The iPhones imported from China help illustrate this - of the $600 retail price of an iPhone that is imported and "assembled in China," more than 60% goes directly to Apple and other American companies. From a CD post about this:

"A new reasearch paper calculates that because of the way trade statistics are calculated - the full value of an iPhone is considered an export to the U.S. from China by both countries, even though only about 1% of the value was created during the final assembly process in China -  just the iPhone alone added almost $2 billion to America's trade deficit with China in 2009. The authors find that if a "value-added approach" was used to calculate trade statistics, the iPhone would have instead generated a $48 million trade surplus for the U.S. in 2009, instead of the $1.9 billion trade deficit reported using the conventional methodology."

Using the percentages provided by the S.F. Federal Reserve, we can re-estimate our current trade position with China as follows:

According to the BEA, we currently have a $133 billion trade deficit with China for 2011, based on imports of $183 billion and exports of about $50 billion.  But of the $183 billion of Chinese imports, about 55%, or $100.65 billion, represents the contributions of U.S. content that goes to American companies and workers.  The balance of $82.4 billion would represent the value-added by China to its exports to the U.S.

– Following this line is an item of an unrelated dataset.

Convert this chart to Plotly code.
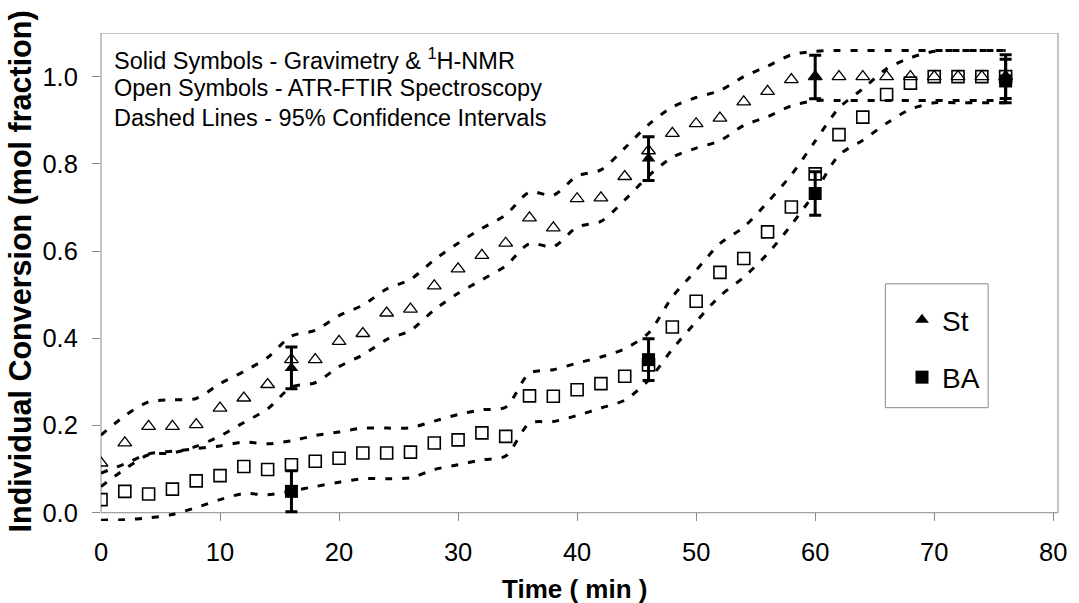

On the other hand, we have to account for the Chinese content (or "value-added") of U.S. exports, which we could estimate at 36% using the S.F. Fed estimate for U.S. imports (and it's possible that this could be high for the Chinese-contribution of our exports to China).  In that case, the U.S. value-added for exports to China would be 64% of $50 billion, or $32 billion, and the Chinese content would be $18 billion. 

Summing up, we would have $100.65 billion in U.S. value-added for the "Made in China" imports, and $32 billion in U.S. content, or value-added, for our exports to China, for a total U.S. value-added of $132.65 billion for 2011. 

For China, it would have $82.4 billion in value-added to its exports to the U.S. (our imports) and it would get credit for $18 billion of Chinese-content in the total of $50 billion worth of  "Made in the U.S.A." products it purchased this year.  The total value-added for China would be $100.4 billion.   

Bottom Line: Using the San Francisco Federal Reserve estimates of the foreign and domestic content of imports, we would have a $32.25 billion "value-added" trade surplus with China for 2011 ($132.65 billion - $100.4 billion), instead of the officially reported trade deficit of -$133 billion.